In the meantime, the continued cord-cutting movement is chipping away at its television business, so much so that Disney is even interested in selling a minority stake in cable TV sports channel ESPN as a means of sharing some of its burgeoning costs, rekindling its revenue growth, and widening its distribution.

None of it is very Disney-like. That's why the stock's down nearly 60% from its early 2021 peak, reaching a nine-year low just last week.

There comes a time when things can't get any worse, however. This company and its stock may be at that point.

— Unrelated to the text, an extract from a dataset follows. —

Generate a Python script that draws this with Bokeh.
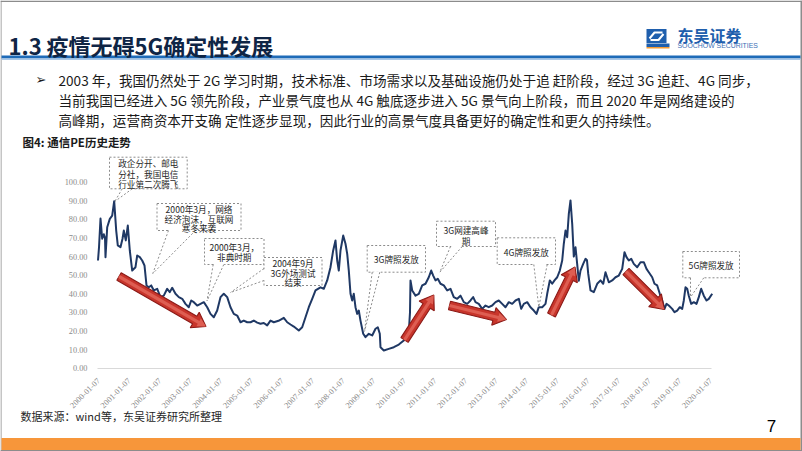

That's not to say any turnaround will come quickly. It took years for Walt Disney to ease into all the challenges it's now facing; it will take years to work its way out of them. But, rehired CEO Bob Iger seems to have a compelling vision for the company, starting with a restructuring that reprioritizes creativity.

This restructuring also includes simpler fiscal-minded moves, like combining its different streaming brands into a single platform and acquiring the one-third of Hulu that Disney does not yet own. The company has even confirmed that the cable version of ESPN will eventually be made available as a stand-alone streaming service, even if that launch is several years down the road.

So why not wait to buy until then? Investors should keep in mind that stocks often move in anticipation of future success or failure. If a successful revitalization is in the cards for Walt Disney beginning in 2024 or 2025, shares could easily start to rebound well before then. A bounce could be imminent, in fact.